Nucleation and Growth Mechanism of a Covalent Material: Magic Clusters and Chemical Reactions

TL;DR

This study uses scanning tunneling microscopy to investigate the early nucleation and growth of silicon on a Pb-covered Si(111) surface, revealing the role of mobile magic clusters and their chemical reactions in covalent material formation.

Contribution

It introduces a new scenario based on magic clusters and their chemical reactions to explain nucleation and growth in covalent materials.

Findings

Identification of highly mobile Si magic clusters on defect-free surfaces

Observation of stable cluster aggregates lasting days at room temperature

Proposal of a chemical reaction-based nucleation and growth mechanism

Abstract

With scanning tunneling microscopy, we study the very early stage of Si deposition on a Pb monolayer covered Si(111) surface.

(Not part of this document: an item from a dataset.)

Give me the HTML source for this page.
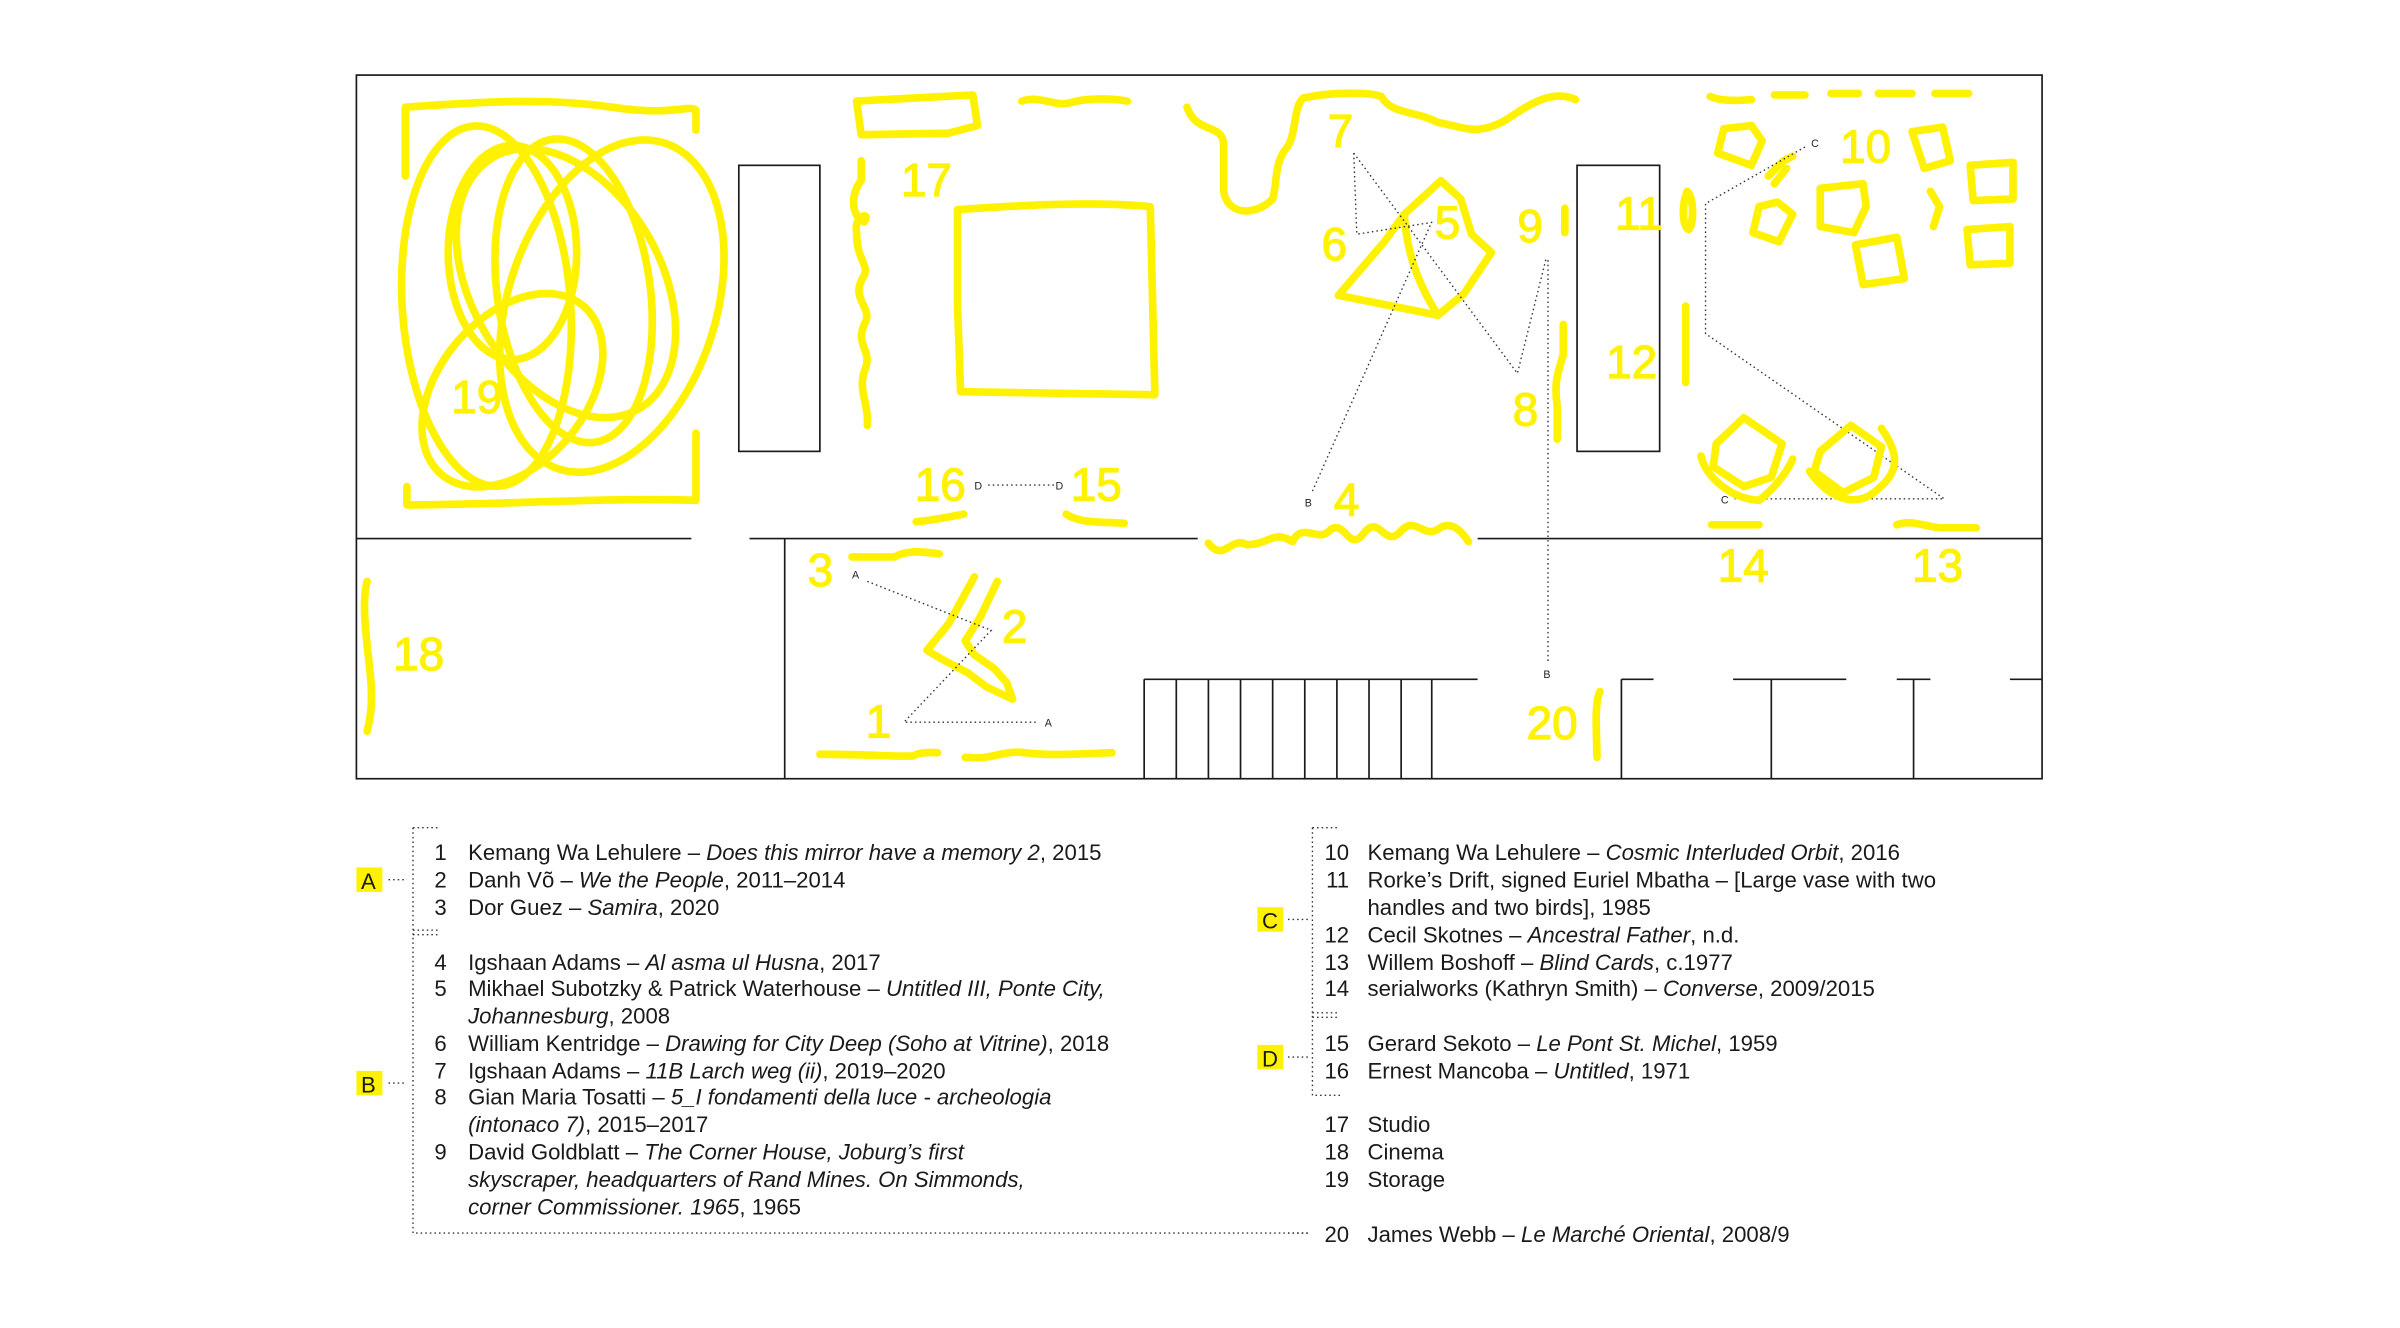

We find a special type of Si magic clusters which are highly mobile on the defect-free surface but may be trapped temporarily at certain boundary or defect sites. They may also aggregate and a special aggregate arrangement is found to be stable for one to two days at room temperature. Adding more Si on the cluster aggregate can transform it into a metastable structure. A scenario based on magic clusters and their chemical reactions is proposed to describe the nucleation and growth processes of covalent materials.